As I looked back, I saw our line making a grand rush in our direction, many of the men holding their arms before their faces, as though to keep off a storm. Bullets were pouring into them from the infantry beyond us, but worst of all, Longstreet’s batteries, freshly posted on a rise of ground a mile or so to our left, were enfilading the approaching troops with solid shot, shell, and sections a foot long or more, of railroad iron, which tore up the earth frightfully, and was death to any living thing that they might touch on their passage. Our second line gave way before this terrific storm, and ran back to the cover of the woods, leaving us on the embankment to our fate. As for ourselves, we still kept up the desultory fire that I have described, with no serious effect, I presume, after the brief intermission mentioned.
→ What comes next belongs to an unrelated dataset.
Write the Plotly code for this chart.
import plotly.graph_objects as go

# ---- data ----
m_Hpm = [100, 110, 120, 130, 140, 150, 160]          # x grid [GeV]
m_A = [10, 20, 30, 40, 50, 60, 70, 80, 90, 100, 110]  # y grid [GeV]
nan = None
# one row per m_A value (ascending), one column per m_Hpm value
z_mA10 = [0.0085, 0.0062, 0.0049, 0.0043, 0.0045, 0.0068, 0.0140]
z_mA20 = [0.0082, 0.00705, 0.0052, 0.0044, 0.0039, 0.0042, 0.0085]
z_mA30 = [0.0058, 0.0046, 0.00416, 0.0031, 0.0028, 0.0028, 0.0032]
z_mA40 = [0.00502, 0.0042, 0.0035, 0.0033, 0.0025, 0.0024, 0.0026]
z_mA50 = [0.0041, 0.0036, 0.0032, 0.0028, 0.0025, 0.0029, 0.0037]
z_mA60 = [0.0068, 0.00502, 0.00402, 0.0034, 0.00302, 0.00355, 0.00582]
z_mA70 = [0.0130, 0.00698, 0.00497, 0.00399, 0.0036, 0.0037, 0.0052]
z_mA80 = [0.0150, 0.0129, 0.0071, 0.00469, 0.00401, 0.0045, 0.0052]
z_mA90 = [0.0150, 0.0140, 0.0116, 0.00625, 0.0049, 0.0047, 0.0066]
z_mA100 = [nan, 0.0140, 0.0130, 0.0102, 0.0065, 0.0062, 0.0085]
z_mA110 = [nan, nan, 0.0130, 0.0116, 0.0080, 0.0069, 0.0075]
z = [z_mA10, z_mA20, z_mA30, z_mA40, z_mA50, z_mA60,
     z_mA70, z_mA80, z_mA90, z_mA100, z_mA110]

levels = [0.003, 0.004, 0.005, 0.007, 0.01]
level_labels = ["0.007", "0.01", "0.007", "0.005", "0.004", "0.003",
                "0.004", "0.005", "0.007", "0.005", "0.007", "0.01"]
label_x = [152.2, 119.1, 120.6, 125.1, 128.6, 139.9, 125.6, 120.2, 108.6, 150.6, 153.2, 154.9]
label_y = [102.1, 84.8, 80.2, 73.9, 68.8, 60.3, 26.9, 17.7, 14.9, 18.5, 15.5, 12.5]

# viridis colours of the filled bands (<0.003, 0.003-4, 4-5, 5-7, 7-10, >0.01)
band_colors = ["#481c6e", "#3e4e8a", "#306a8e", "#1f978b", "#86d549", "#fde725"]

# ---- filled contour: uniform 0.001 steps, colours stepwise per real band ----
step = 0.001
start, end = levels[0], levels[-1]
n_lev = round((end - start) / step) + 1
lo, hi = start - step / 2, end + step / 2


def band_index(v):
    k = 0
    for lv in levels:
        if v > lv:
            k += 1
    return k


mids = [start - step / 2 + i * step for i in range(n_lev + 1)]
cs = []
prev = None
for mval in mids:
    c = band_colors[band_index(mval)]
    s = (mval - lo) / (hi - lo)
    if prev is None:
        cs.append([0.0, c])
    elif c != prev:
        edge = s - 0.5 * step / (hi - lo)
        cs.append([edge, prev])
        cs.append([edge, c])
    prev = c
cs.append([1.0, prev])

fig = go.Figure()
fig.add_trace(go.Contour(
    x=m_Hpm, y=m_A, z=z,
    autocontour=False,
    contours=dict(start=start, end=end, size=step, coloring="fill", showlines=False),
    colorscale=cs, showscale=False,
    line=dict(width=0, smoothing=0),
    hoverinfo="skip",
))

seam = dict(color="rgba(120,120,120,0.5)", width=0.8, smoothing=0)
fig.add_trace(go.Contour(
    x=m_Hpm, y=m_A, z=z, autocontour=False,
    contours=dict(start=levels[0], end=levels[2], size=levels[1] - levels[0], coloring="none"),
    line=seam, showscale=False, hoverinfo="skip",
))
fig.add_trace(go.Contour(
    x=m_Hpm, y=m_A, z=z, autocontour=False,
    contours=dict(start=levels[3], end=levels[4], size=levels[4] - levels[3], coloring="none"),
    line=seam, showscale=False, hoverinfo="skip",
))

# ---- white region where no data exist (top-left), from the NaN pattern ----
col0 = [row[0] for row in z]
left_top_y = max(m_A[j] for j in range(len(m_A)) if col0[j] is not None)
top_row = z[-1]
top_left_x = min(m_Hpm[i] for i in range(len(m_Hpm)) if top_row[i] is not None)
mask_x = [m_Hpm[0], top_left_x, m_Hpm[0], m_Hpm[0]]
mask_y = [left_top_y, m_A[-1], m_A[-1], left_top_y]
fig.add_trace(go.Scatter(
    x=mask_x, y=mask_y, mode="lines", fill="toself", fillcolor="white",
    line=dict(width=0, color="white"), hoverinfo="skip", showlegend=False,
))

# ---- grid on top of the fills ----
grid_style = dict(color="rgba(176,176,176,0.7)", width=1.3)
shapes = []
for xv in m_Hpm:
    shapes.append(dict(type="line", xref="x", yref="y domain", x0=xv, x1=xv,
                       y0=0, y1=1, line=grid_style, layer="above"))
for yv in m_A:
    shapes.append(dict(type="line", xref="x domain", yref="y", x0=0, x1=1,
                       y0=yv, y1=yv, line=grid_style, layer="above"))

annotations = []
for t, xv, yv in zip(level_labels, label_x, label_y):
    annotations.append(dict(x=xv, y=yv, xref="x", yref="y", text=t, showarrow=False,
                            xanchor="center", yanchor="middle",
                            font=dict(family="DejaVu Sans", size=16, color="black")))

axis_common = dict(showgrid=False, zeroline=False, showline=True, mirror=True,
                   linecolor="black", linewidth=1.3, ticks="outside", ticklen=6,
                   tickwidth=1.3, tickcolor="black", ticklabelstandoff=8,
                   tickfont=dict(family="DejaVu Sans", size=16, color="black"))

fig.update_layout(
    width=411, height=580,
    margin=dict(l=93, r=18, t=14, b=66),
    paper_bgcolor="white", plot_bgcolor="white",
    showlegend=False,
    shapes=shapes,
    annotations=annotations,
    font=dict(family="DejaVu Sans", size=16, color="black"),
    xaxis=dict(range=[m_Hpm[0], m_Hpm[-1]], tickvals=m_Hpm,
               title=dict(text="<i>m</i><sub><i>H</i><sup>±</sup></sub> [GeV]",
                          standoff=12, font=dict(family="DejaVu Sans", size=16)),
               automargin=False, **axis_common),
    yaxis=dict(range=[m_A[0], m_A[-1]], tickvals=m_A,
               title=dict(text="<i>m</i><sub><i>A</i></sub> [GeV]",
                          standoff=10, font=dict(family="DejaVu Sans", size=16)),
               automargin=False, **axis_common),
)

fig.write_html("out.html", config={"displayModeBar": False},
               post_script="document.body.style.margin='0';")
But shortly there came an unlooked-for variation in the proceedings. Huge stones began to fall about us, and now and then one of them would happen to strike one or another of us with very unpleasant effect. By this time all my friends on the rebel work at my side were badly wounded, and I had received a few scratches and bruises for my own part. The enemy kept up the showers of stones, and we were returning the favors to such extent as we were able, and bullets intended for the rebels from our soldiers back in the woods were striking the ground about us, and at least one of them struck a comrade at my elbow, wounding him in the back, and fatally. . .
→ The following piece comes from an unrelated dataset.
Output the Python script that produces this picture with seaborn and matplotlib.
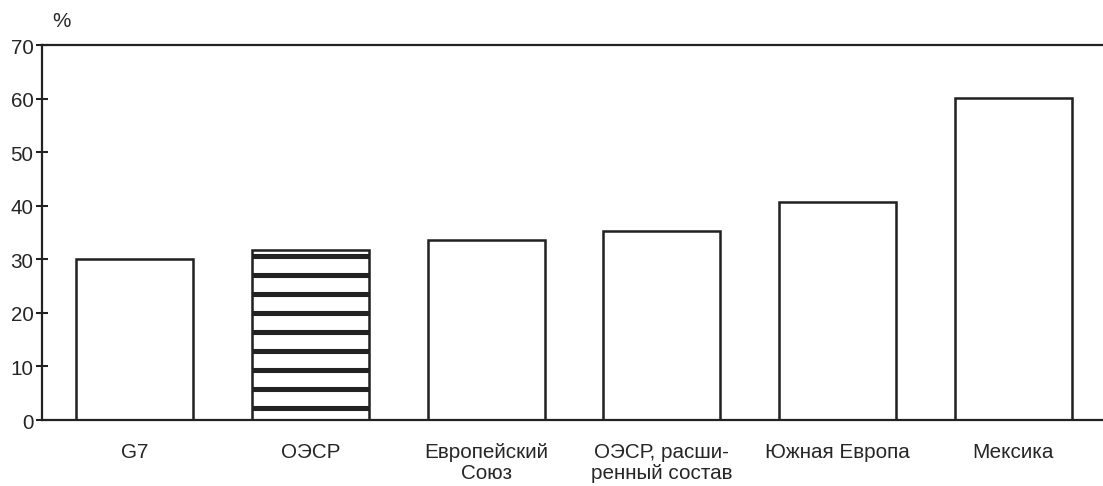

It was a puzzle to decide upon any course of action, and I took time to cut away Cotter’s shirt, find that his hurt was one that I could not relieve, and replace the garment with my own, and also to place a bandage about Ayer’s arm, before finally deciding to try running over the embankment in the hope of obtaining a cessation of hostilities at that point, in case of my getting over alive. I was fortunate enough to be permitted to jump down from the top into the rebel line before anybody got a successful shot at me, and made bold to ask the further favor of being allowed to bring my wounded friends over the work. This request was not granted, and I probably owe my life to the refusal. The stone-throwing ceased there, however, and I helped bandage up the wounded arms of a few of their soldiers who had been retired into the ditch at the foot of the grade.
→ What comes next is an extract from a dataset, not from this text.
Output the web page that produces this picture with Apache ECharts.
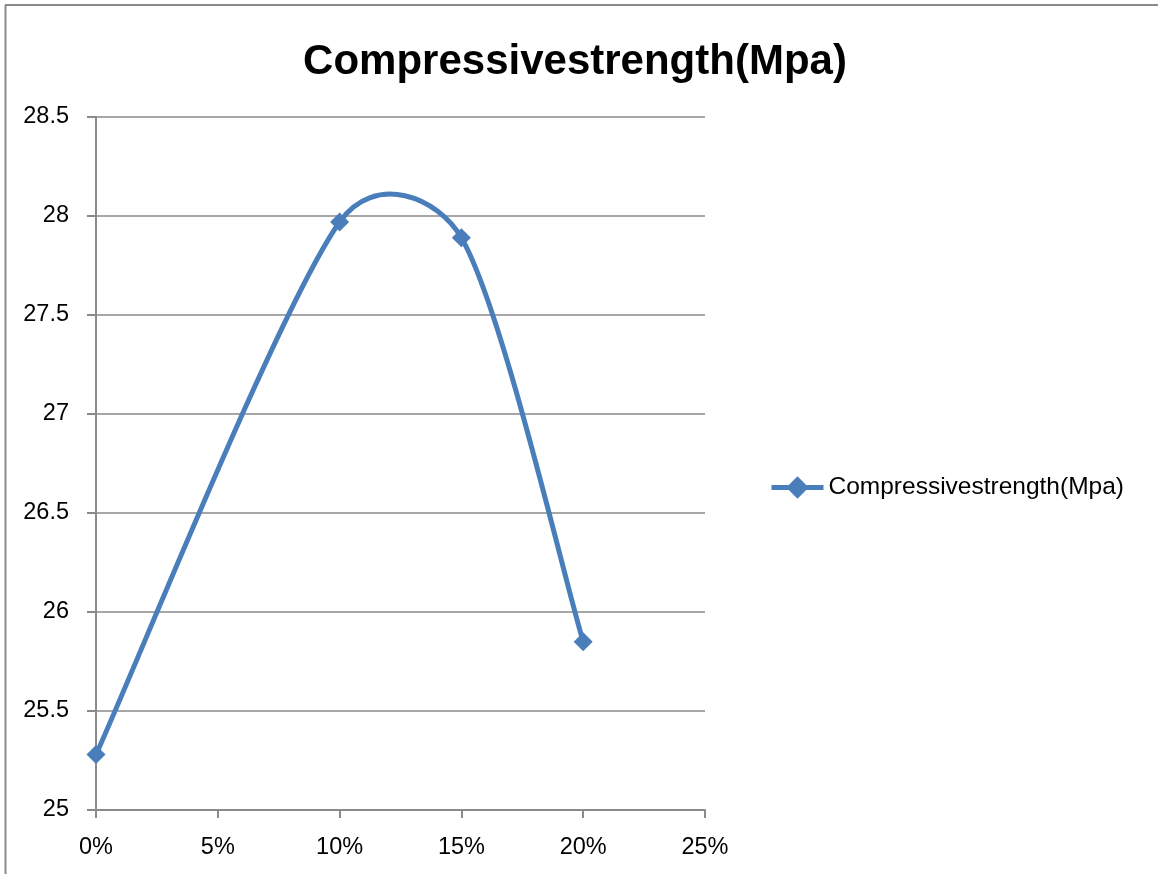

Shortly afterwards an officer seized me by the collar, drew me to my feet, and bade me look at the greatest soldier, he said, that ever lived. It was indeed Stonewall Jackson, who was riding down the line, a stalwart figure, in rusty uniform, his slouch hat in his hand, and accompanied, of course, by a retinue of mounted officers. He was greeted with hearty cheers, but his own aspect was rather pre-occupied, as though he were thinking of something out of the range of present vision.